After he retired, he served on the board of HealthLINC for ten years, the regional health information exchange, and was president there for three years. From 2010, he was affiliated with the Info-Metrics Institute, American University, and was a member of its advisory board (co-chair 2017–21).

==Work==
Dunn's research focuses on information-based logics, particularly relevance logics and other so-called "substructural" logics. He has an algebraic approach to these under the heading of "gaggle theory" (for generalized Galois logics), which he has developed in articles, his book with G. Hardgree Algebraic Methods in Philosophical Logic (Oxford, 2001), and a book with Katalin Bimbó, Generalized Galois Logics: Relational Semantics of Nonclassical Logical Calculi (CSLI Publications, 2008).

He studied as a graduate student with the two major figures in relevance logic, Alan Ross Anderson and Nuel Belnap.

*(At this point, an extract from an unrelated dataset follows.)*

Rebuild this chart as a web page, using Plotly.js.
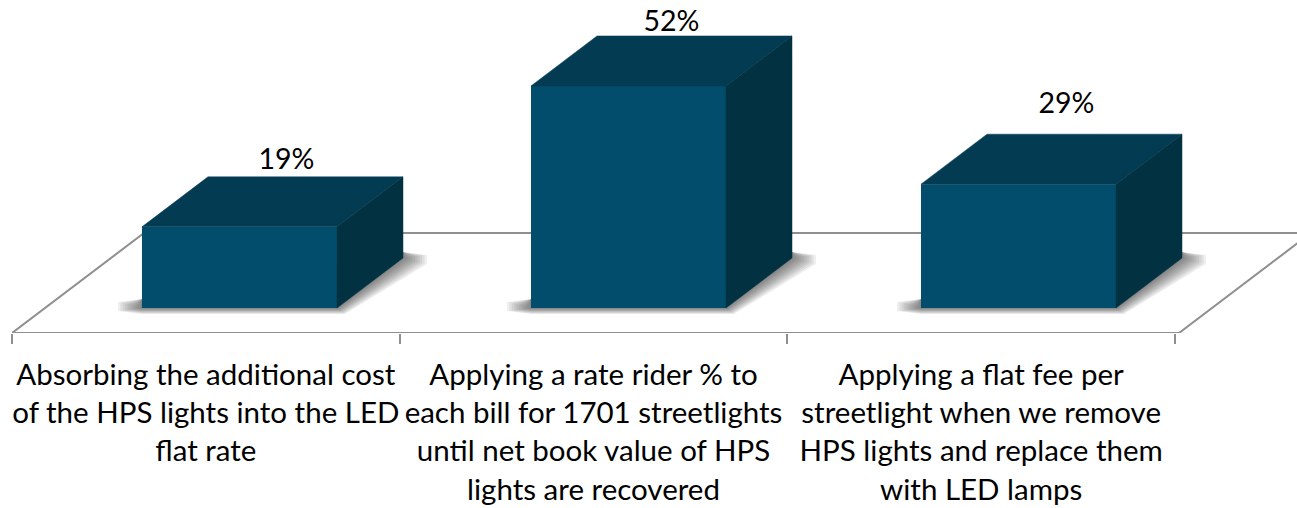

He was a contributing author to their book Entailment: The Logic of Relevance and Entailment Vol. 1, and a full co-author with them to Vol. 2.

He also worked on quantum logic, quantum computation, subjective probability in the context of incomplete and conflicting information, and with Katalin Bimbό proved the decidability of Ticket Entailment (a problem open since 1960). Dunn was honored in 2016 by the book J. Michael Dunn on Information Based Logic, edited by Katalin Bimbó, part of the Springer series Outstanding Contributions to Logic.